Un peu de soulagement pour le pétrole de schiste
Mais qu'en est-il des plans de Trump pour compléter le SPR américain, ou Réserve Stratégique de Pétrole ? Cela n'aidera-t-il pas l'industrie du pétrole de schiste ?
Oui et non.
Comme le dit Scott Carpenter, contributeur sur l'énergie chez Forbes, le plan de Trump pour remplir la SPR pourrait s'avérer "plus efficace comme métaphore de l'appétit sans fond du secteur du schiste pour la dette", plutôt que comme un catalyseur significatif pour une hausse du prix du brut.
En effet, la capacité totale du SPR est de 713,5 millions de barils.

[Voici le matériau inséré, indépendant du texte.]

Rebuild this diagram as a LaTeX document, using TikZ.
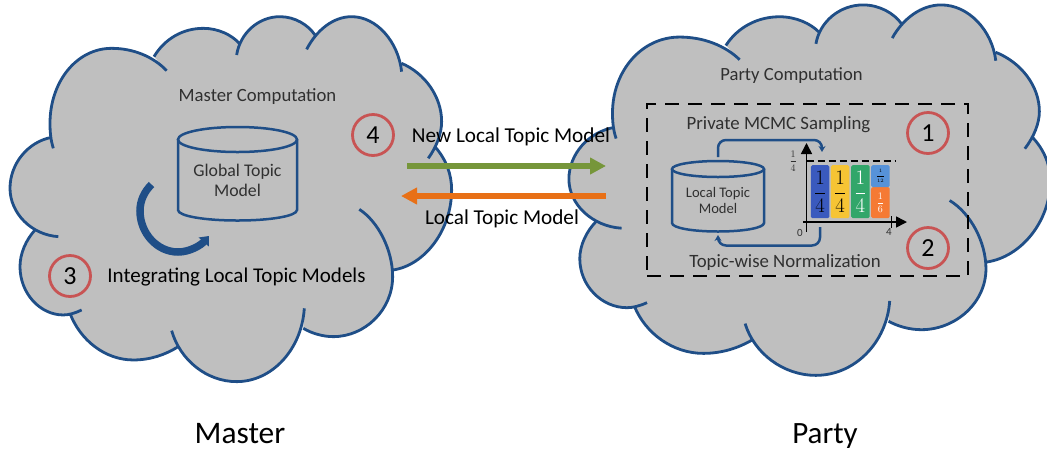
\documentclass[tikz,border=0pt]{standalone}
\usepackage{amsmath}
\usepackage{fontspec}
\setmainfont{Carlito}
\usepackage{tikz}
\usetikzlibrary{arrows.meta}
\definecolor{cloudgray}{RGB}{191,191,191}
\definecolor{cloudblue}{RGB}{31,78,135}
\definecolor{ringred}{RGB}{200,84,84}
\definecolor{inkgray}{RGB}{48,48,48}
\definecolor{newgreen}{RGB}{118,150,58}
\definecolor{localorange}{RGB}{232,112,22}
\definecolor{barblue}{RGB}{58,90,190}
\definecolor{baryellow}{RGB}{246,196,52}
\definecolor{bargreen}{RGB}{50,166,106}
\definecolor{barsky}{RGB}{86,146,216}
\definecolor{barorange}{RGB}{245,122,52}
\newcommand*{\fsize}[1]{\fontsize{#1}{#1}\selectfont}
% lobes of one cloud; #1 joins them (-- for the fill, nothing for the outline)
\newcommand*{\cloudlobes}[1]{
(160,445) .. controls (152,420) and (150,395) .. (150,370) .. controls (150,245) and (230,145) .. (335,145) .. controls (400,145) and (460,170) .. (500,212) #1
(462,170) .. controls (495,115) and (550,85) .. (610,85) .. controls (655,85) and (695,105) .. (718,130) #1
(710,165) .. controls (720,100) and (775,50) .. (840,50) .. controls (885,50) and (925,75) .. (945,105) #1
(920,148) .. controls (950,90) and (1000,50) .. (1055,50) .. controls (1130,50) and (1195,125) .. (1205,215) #1
(1205,190) .. controls (1275,220) and (1325,290) .. (1325,365) .. controls (1325,400) and (1310,440) .. (1285,475) #1
(1305,440) .. controls (1340,480) and (1355,525) .. (1355,570) .. controls (1355,690) and (1275,795) .. (1180,810) #1
(1078,628) .. controls (1135,665) and (1178,750) .. (1178,830) .. controls (1178,930) and (1095,1010) .. (1000,1010) .. controls (968,1010) and (935,1000) .. (910,985) #1
(913,925) .. controls (905,1050) and (815,1145) .. (710,1145) .. controls (620,1145) and (540,1080) .. (515,992) #1
(535,1040) .. controls (495,1065) and (450,1080) .. (400,1080) .. controls (315,1080) and (240,1020) .. (210,940) #1
(245,930) .. controls (225,940) and (205,945) .. (190,945) .. controls (120,945) and (60,880) .. (60,800) .. controls (60,760) and (78,720) .. (105,690) #1
(175,710) .. controls (95,705) and (30,640) .. (30,565) .. controls (30,490) and (85,425) .. (155,412)
}
\begin{document}
\begin{tikzpicture}[x=1pt, y=-1pt,
every text node part/.style={align=center},
store/.style={draw=cloudblue, line width=2.5pt},
str/.style={rectangle, inner sep=0pt, text=inkgray},
step label/.style={circle, draw=ringred, line width=2.8pt, minimum size=41pt, inner sep=0pt, text=black, font=\fsize{26}},
bar/.style={rectangle, inner sep=0pt, minimum width=18.5pt, rounded corners=1.5pt, anchor=north west},
loop/.style={-{Stealth[length=6pt,width=7pt]}, draw=cloudblue, line width=2.5pt, rounded corners=8pt},
axis/.style={-{Triangle[length=11pt,width=11pt]}, black, line width=1.6pt},
flow/.style={-{Triangle[length=16pt,width=16pt]}, line width=5.5pt}]

\useasboundingbox (0,0) rectangle (1047,451);

% clouds
\begin{scope}[x=0.3333pt, y=-0.3333pt]
\fill[cloudgray] \cloudlobes{--} -- cycle;
\draw[cloudblue, line width=2.8pt] \cloudlobes{};
\end{scope}
\begin{scope}[shift={(558,-12)}, x=0.3633pt, y=-0.3383pt]
\fill[cloudgray] \cloudlobes{--} -- cycle;
\draw[cloudblue, line width=2.8pt] \cloudlobes{};
\end{scope}

% master side
\node[str, font=\fsize{18.7}] (mastertitle) at (257.5,96.5) {Master Computation};
\draw[store] (178,139.5) .. controls +(0,-7) and +(-33,0) .. (237.5,127) .. controls +(33,0) and +(0,-7) .. (297,139.5)
 .. controls +(0,7) and +(33,0) .. (237.5,152) .. controls +(-33,0) and +(0,7) .. cycle;
\draw[store] (178,139.5) -- (178,210) .. controls +(0,6) and +(-33,0) .. (237.5,220.5) .. controls +(33,0) and +(0,6) .. (297,210) -- (297,139.5);
\node[str, font=\fsize{17.8}] (globaldb) at (237.5,180) {Global Topic\\[2pt]Model};
\draw[cloudblue, line width=7.5pt, -{Triangle[length=8pt,width=13pt]}] (151.5,184.5) .. controls (144,192) and (140,201) .. (140,211)
 .. controls (140,233) and (157,252) .. (178,252) .. controls (190,252) and (201,245) .. (209,236);
\node[step label] (step3) at (70,276) {3};
\node[str, text=black, font=\fsize{21}] (integrate) at (236.5,277.5) {Integrating Local Topic Models};
\node[step label] (step4) at (373,135) {4};

% messages
\coordinate (newstart) at (407,166);
\coordinate (newend) at (606,166);
\coordinate (localstart) at (606,196);
\coordinate (localend) at (401,196);
\draw[flow, newgreen] (newstart) -- (newend);
\draw[flow, localorange] (localstart) -- (localend);
\node[str, text=black, font=\fsize{21.2}] (newmodel) at (511,137) {New Local Topic Model};
\node[str, text=black, font=\fsize{21.2}] (localmodel) at (502,219) {Local Topic Model};

% party side
\node[str, font=\fsize{18.6}] (partytitle) at (791.5,76) {Party Computation};
\node[rectangle, draw=black, line width=2.2pt, dash pattern=on 14pt off 9pt, minimum width=321pt, minimum height=172pt, inner sep=0pt] (privatebox) at (807.5,190) {};
\node[str, font=\fsize{18.8}] (sampling) at (778.5,125) {Private MCMC Sampling};
\node[str, font=\fsize{18.8}] (normal) at (785,262) {Topic-wise Normalization};
\node[step label] (step1) at (928,133) {1};
\node[step label] (step2) at (928,248) {2};
\draw[store] (672,169) .. controls +(0,-4.5) and +(-25,0) .. (718,161) .. controls +(25,0) and +(0,-4.5) .. (764,169)
 .. controls +(0,4.5) and +(25,0) .. (718,177) .. controls +(-25,0) and +(0,4.5) .. cycle;
\draw[store] (672,169) -- (672,223) .. controls +(0,5) and +(-25,0) .. (718,231.5) .. controls +(25,0) and +(0,5) .. (764,223) -- (764,169);
\node[str, font=\fsize{14.6}] (localdb) at (718,200.5) {Local Topic\\[1pt]Model};

% chart
\coordinate (yfoot) at (806.5,232);
\coordinate (ytop) at (806.5,143);
\coordinate (xfoot) at (803,222);
\coordinate (xtip) at (907,222);
\coordinate (dashstart) at (806.5,161);
\coordinate (dashend) at (895,161);
\coordinate (ticktop) at (891.5,216);
\coordinate (tickfoot) at (891.5,228);
\node[bar, fill=barblue, minimum height=53pt] (bar1) at (810.7,165) {\fsize{20.74}$\dfrac{1}{4}$};
\node[bar, fill=baryellow, minimum height=53pt] (bar2) at (830.7,165) {\fsize{20.74}$\dfrac{1}{4}$};
\node[bar, fill=bargreen, minimum height=53pt, text=white] (bar3) at (851,165) {\fsize{20.74}$\dfrac{1}{4}$};
\node[bar, fill=barorange, minimum height=31pt, text=white] (bar4) at (871,187) {\fsize{10}$\dfrac{1}{6}$};
\node[bar, fill=barsky, minimum height=22pt] (bar5) at (871,165) {\fsize{5}$\dfrac{1}{12}$};
\draw[axis] (yfoot) -- (ytop);
\draw[axis] (xfoot) -- (xtip);
\draw[black, line width=1.6pt] (ticktop) -- (tickfoot);
\draw[black, line width=1.4pt, dash pattern=on 7pt off 4pt] (dashstart) -- (dashend);
\node[str, text=inkgray, font=\fsize{10}] (ytick) at (793,161) {$\dfrac{1}{4}$};
\node[str, font=\fsize{11}] (origin) at (800,233) {0};
\node[str, font=\fsize{11}] (xtick) at (889,232) {4};
\coordinate (localtop) at (718,157);
\coordinate (looptop) at (718,140);
\coordinate (loopin) at (822,152);
\coordinate (loopout) at (820,227);
\coordinate (loopfoot) at (718,245.5);
\coordinate (backin) at (718,235);
\draw[loop] (localtop) -- (looptop) -| (loopin);
\draw[loop] (loopout) |- (loopfoot) -- (backin);

\node[str, text=black, font=\fsize{31.4}] (master) at (240,434) {Master};
\node[str, text=black, font=\fsize{31}] (party) at (825,436) {Party};

\end{tikzpicture}
\end{document}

La semaine dernière, le volume total de brut dans les cavernes de sel souterraines de la Louisiane, qui constituent les réserves du pays, s'élevait à un peu moins de 650 millions de barils.
Ainsi, le maximum que Trump peut déverser dans ces cavernes est de 63,5 millions de barils. Même si l'administration continue à remplir le SPR jusqu'à la fin de l'année, elle ne pourra faire que 219 000 barils par jour pendant les 290 jours restants de l'année à partir du 16 mars.

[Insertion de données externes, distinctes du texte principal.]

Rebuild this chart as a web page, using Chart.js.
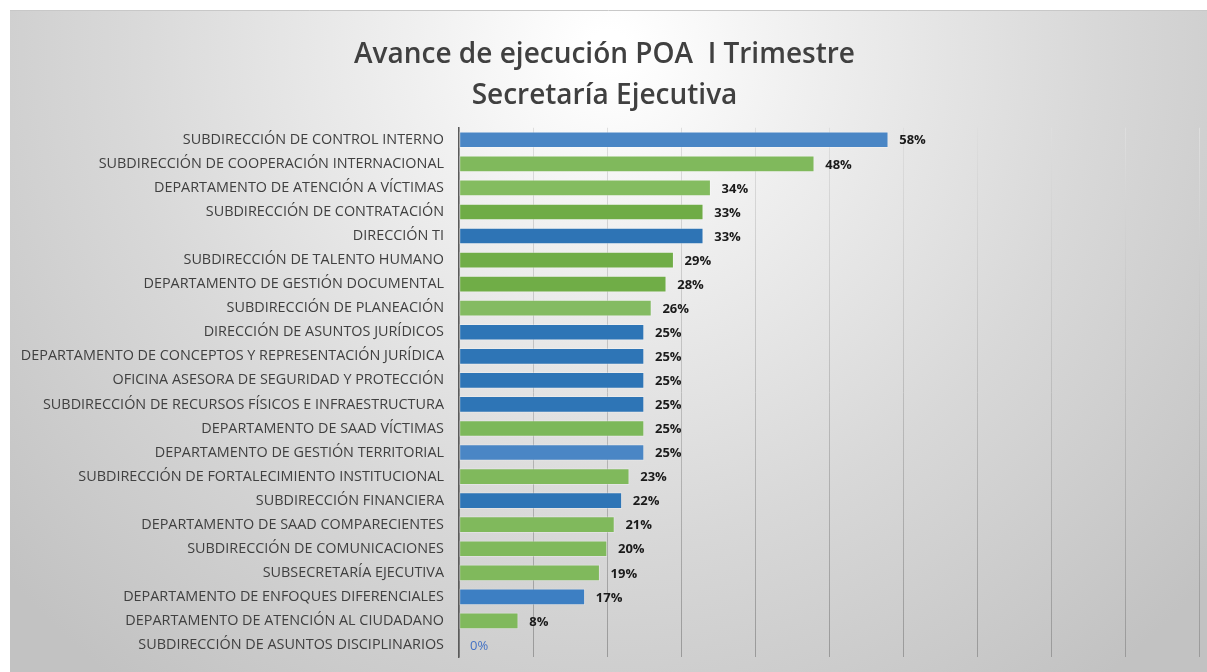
<!DOCTYPE html>
<html>
<head>
<meta charset="utf-8">
<title>Avance de ejecución POA I Trimestre</title>
<script src="https://cdn.jsdelivr.net/npm/chart.js@4.4.1/dist/chart.umd.min.js"></script>
<style>
  html, body { margin: 0; padding: 0; background: #ffffff; overflow: hidden; }
  #wrap { position: absolute; left: 10px; top: 10px; width: 1197px; height: 662px; }
</style>
</head>
<body>
<div id="wrap"><canvas id="poaChart"></canvas></div>
<script>
// --- data ---
const titleLines = ["Avance de ejecución POA  I Trimestre", "Secretaría Ejecutiva"];

const dependencias = [
  "SUBDIRECCIÓN DE CONTROL INTERNO",
  "SUBDIRECCIÓN DE COOPERACIÓN INTERNACIONAL",
  "DEPARTAMENTO DE ATENCIÓN A VÍCTIMAS",
  "SUBDIRECCIÓN DE CONTRATACIÓN",
  "DIRECCIÓN TI",
  "SUBDIRECCIÓN DE TALENTO HUMANO",
  "DEPARTAMENTO DE GESTIÓN DOCUMENTAL",
  "SUBDIRECCIÓN DE PLANEACIÓN",
  "DIRECCIÓN DE ASUNTOS JURÍDICOS",
  "DEPARTAMENTO DE CONCEPTOS Y REPRESENTACIÓN JURÍDICA",
  "OFICINA ASESORA DE SEGURIDAD Y PROTECCIÓN",
  "SUBDIRECCIÓN DE RECURSOS FÍSICOS E INFRAESTRUCTURA",
  "DEPARTAMENTO DE SAAD VÍCTIMAS",
  "DEPARTAMENTO DE GESTIÓN TERRITORIAL",
  "SUBDIRECCIÓN DE FORTALECIMIENTO INSTITUCIONAL",
  "SUBDIRECCIÓN FINANCIERA",
  "DEPARTAMENTO DE SAAD COMPARECIENTES",
  "SUBDIRECCIÓN DE COMUNICACIONES",
  "SUBSECRETARÍA EJECUTIVA",
  "DEPARTAMENTO DE ENFOQUES DIFERENCIALES",
  "DEPARTAMENTO DE ATENCIÓN AL CIUDADANO",
  "SUBDIRECCIÓN DE ASUNTOS DISCIPLINARIOS"
];

const avance = [58, 48, 34, 33, 33, 29, 28, 26, 25, 25, 25, 25, 25, 25, 23, 22, 21, 20, 19, 17, 8, 0];

// colour family of each bar (as in the original)
const barColors = [
  "#4a86c5", "#80b95c", "#84bc60", "#6fac46", "#2e74b5", "#70ad47", "#70ad47", "#84bb62",
  "#2e75b6", "#2e75b6", "#2e75b6", "#2e75b6", "#7cb85a", "#4a86c5", "#80b95c", "#2e75b6",
  "#80b95c", "#80b95c", "#80b95c", "#3d7fc3", "#80b95c", "#4472c4"
];

const xTicks = [0, 10, 20, 30, 40, 50, 60, 70, 80, 90, 100];

// background of the chart box
const backgroundPlugin = {
  id: "bgGradient",
  beforeDraw(chart) {
    const { ctx, width, height } = chart;
    ctx.save();
    const g = ctx.createRadialGradient(width * 0.5, 40, 20, width * 0.5, 40, 800);
    g.addColorStop(0, "#ffffff");
    g.addColorStop(0.22, "#f0f0f0");
    g.addColorStop(0.6, "#d8d8d8");
    g.addColorStop(1, "#c2c2c2");
    ctx.fillStyle = g;
    ctx.fillRect(0, 0, width, height);
    ctx.strokeStyle = "#c8c8c8";
    ctx.lineWidth = 1;
    ctx.beginPath();
    ctx.moveTo(0, 0.5);
    ctx.lineTo(width, 0.5);
    ctx.stroke();
    ctx.restore();
  }
};

// percentage labels at the end of every bar
const valueLabels = {
  id: "valueLabels",
  afterDatasetsDraw(chart) {
    const { ctx } = chart;
    const meta = chart.getDatasetMeta(0);
    ctx.save();
    ctx.textBaseline = "middle";
    ctx.textAlign = "left";
    meta.data.forEach((bar, i) => {
      const v = avance[i];
      if (v === 0) {
        ctx.font = "13px 'Open Sans', sans-serif";
        ctx.fillStyle = "#4472c4";
      } else {
        ctx.font = "bold 13px 'Open Sans', sans-serif";
        ctx.fillStyle = "#1a1a1a";
      }
      ctx.fillText(v + "%", bar.x + 11, bar.y + 1);
    });
    ctx.restore();
  }
};

const ctx = document.getElementById("poaChart").getContext("2d");

new Chart(ctx, {
  type: "bar",
  data: {
    labels: dependencias,
    datasets: [
      {
        data: avance,
        backgroundColor: barColors,
        borderColor: "rgba(255,255,255,0.25)",
        borderWidth: 1,
        borderSkipped: false,
        barThickness: 16
      }
    ]
  },
  options: {
    indexAxis: "y",
    responsive: true,
    maintainAspectRatio: false,
    animation: false,
    layout: { padding: { left: 0, right: 8, bottom: 15 } },
    scales: {
      x: {
        min: 0,
        max: 100,
        afterBuildTicks: (scale) => {
          scale.ticks = xTicks.map((v) => ({ value: v }));
        },
        afterFit: (scale) => {
          scale.height = 0;
          scale.paddingTop = 0;
          scale.paddingBottom = 0;
        },
        ticks: { display: false },
        border: { display: false },
        grid: {
          drawTicks: false,
          lineWidth: 1,
          color: (c) => {
            const area = c.chart.chartArea;
            if (!area) return "#c8c8c8";
            const g = c.chart.ctx.createLinearGradient(0, area.top, 0, area.bottom);
            g.addColorStop(0, "#dedede");
            g.addColorStop(1, "#9a9a9a");
            return g;
          }
        }
      },
      y: {
        afterFit: (scale) => {
          scale.width = 449;
          scale.paddingTop = 0;
          scale.paddingBottom = 0;
        },
        border: { display: true, color: "#5a5a5a", width: 1.5 },
        grid: { display: false, drawTicks: false },
        ticks: {
          padding: 15,
          color: "#404040",
          font: { family: "'Open Sans', sans-serif", size: 14.4 },
          autoSkip: false
        }
      }
    },
    plugins: {
      legend: { display: false },
      tooltip: { enabled: false },
      title: {
        display: true,
        text: titleLines,
        color: "#404040",
        font: { family: "'Open Sans', sans-serif", size: 28, weight: "600", lineHeight: 1.46 },
        padding: { top: 25, bottom: 11 }
      }
    }
  },
  plugins: [backgroundPlugin, valueLabels]
});
</script>
</body>
</html>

"Cela équivaut à moins de la moitié des réductions que l'OPEP+ envisageait avant l'échec des récents pourparlers. Et ce n'est qu'une fraction des quelque 4 millions de barils par jour d'offre excédentaire auxquels les marchés mondiaux pourraient maintenant être confrontés", déclare Carpenter, faisant référence au plan de production agressif de l'Arabie saoudite dans les semaines à venir, qui devrait être quelque peu égalé par la production russe.

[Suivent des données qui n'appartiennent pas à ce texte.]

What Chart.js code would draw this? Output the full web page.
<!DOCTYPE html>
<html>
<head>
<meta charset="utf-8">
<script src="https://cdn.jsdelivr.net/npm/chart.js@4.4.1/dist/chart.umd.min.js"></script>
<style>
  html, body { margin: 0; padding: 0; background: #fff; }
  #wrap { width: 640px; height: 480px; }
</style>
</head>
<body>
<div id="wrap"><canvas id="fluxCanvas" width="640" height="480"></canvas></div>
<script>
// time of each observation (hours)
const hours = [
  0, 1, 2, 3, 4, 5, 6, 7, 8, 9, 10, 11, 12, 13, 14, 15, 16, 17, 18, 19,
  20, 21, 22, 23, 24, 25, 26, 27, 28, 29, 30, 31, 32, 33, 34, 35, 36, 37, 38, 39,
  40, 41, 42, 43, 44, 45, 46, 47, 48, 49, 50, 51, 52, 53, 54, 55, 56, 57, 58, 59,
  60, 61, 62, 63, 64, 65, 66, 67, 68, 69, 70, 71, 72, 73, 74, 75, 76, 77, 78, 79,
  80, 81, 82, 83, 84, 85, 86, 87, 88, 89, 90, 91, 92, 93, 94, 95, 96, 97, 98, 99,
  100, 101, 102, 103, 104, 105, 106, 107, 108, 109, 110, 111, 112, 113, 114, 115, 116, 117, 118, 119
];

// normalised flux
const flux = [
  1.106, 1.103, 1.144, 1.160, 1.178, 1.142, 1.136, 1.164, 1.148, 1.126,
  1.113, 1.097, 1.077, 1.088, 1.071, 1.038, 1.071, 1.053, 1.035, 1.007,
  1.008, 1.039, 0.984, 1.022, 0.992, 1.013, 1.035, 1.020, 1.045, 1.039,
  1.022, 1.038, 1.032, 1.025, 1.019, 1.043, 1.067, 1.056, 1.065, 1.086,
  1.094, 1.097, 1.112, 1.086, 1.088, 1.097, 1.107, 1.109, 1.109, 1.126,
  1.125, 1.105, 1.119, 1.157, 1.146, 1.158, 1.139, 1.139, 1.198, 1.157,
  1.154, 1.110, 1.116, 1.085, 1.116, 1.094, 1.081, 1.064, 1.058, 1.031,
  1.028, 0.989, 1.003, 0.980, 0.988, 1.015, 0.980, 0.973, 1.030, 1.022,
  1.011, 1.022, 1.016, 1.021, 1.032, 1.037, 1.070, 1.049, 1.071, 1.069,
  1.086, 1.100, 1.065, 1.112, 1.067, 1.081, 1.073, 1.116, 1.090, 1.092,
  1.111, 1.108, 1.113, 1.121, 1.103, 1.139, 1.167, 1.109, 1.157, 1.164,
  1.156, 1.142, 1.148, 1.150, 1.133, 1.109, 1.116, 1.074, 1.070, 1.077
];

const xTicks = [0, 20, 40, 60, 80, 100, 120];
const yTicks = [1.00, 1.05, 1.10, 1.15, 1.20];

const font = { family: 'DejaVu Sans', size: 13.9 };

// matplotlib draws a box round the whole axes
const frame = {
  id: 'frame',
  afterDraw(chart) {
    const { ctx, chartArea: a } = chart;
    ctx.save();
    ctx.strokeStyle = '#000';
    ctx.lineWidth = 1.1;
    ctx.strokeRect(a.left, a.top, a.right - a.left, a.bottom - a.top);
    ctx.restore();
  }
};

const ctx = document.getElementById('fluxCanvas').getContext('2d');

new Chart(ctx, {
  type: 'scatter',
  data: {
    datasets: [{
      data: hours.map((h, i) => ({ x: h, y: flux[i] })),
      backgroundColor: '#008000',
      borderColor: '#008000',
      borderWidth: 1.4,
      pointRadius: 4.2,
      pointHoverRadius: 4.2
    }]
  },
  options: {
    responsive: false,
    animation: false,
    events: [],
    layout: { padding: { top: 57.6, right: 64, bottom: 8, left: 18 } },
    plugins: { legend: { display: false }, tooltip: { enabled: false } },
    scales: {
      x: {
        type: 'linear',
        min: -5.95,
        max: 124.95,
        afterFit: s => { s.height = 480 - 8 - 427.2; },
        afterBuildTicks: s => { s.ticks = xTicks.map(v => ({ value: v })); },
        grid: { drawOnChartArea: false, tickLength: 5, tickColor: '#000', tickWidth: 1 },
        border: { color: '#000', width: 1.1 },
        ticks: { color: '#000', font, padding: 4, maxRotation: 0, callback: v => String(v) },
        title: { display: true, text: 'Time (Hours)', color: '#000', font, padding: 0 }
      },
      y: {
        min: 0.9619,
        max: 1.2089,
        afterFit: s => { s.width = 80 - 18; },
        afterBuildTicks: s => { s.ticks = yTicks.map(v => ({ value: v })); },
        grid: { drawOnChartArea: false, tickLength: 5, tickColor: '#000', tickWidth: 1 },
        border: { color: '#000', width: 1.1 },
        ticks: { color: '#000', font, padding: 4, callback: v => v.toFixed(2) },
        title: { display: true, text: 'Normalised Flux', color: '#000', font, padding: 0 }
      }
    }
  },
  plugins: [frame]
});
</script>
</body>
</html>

Et malgré leur bravoure, les Saoudiens semblent également être en difficulté.
Saudi Aramco (SE:2222), la compagnie pétrolière d'État de Riyad, réduit ses dépenses prévues cette année, au premier signe que la chute de la demande et la guerre des prix du brut déclenchée par le royaume frappent de plein fouet, rapporte Bloomberg.
Les dépenses d'investissement se situeront entre 25 et 30 milliards de dollars en 2020 et les plans de dépenses pour l'année prochaine et au-delà sont en cours de révision, a déclaré Aramco. Le géant pétrolier abaisse cette fourchette des 35 à 40 milliards de dollars prévus, annoncés dans son prospectus d'introduction en bourse. Il a dépensé 32,8 milliards de dollars en 2019.
Dans tous les cas, l’Or devrait chuter
Dans le cas de l'or, il faut s'attendre à ce que tout rebond soit limité, les acteurs étant susceptibles de vendre rapidement pour couvrir les marges et autres pertes sur les actions et ailleurs. Comme le dit Halley d'OANDA, si les actions continuent de chuter, la liquidation des positions longues sur l'or semble inévitable ; si les actions remontent vers 1 600 $, ou même reprennent les sommets de 1 700 $ de la semaine dernière, elles seront vendues deux fois plus vite.
"Selon toute vraisemblance, la patience récompensera les acheteurs d’or, mais il faudra des poches profondes", a-t-il déclaré.
"Ayant chuté de 175 dollars au cours de la semaine dernière, on ne peut pas écarter d'autres déconvenues, et les niveaux techniques ne seront pas non plus respectés. Cela dit, la région de 1 460,00 à 1 480,00 dollars se profile comme un soutien à plus long terme".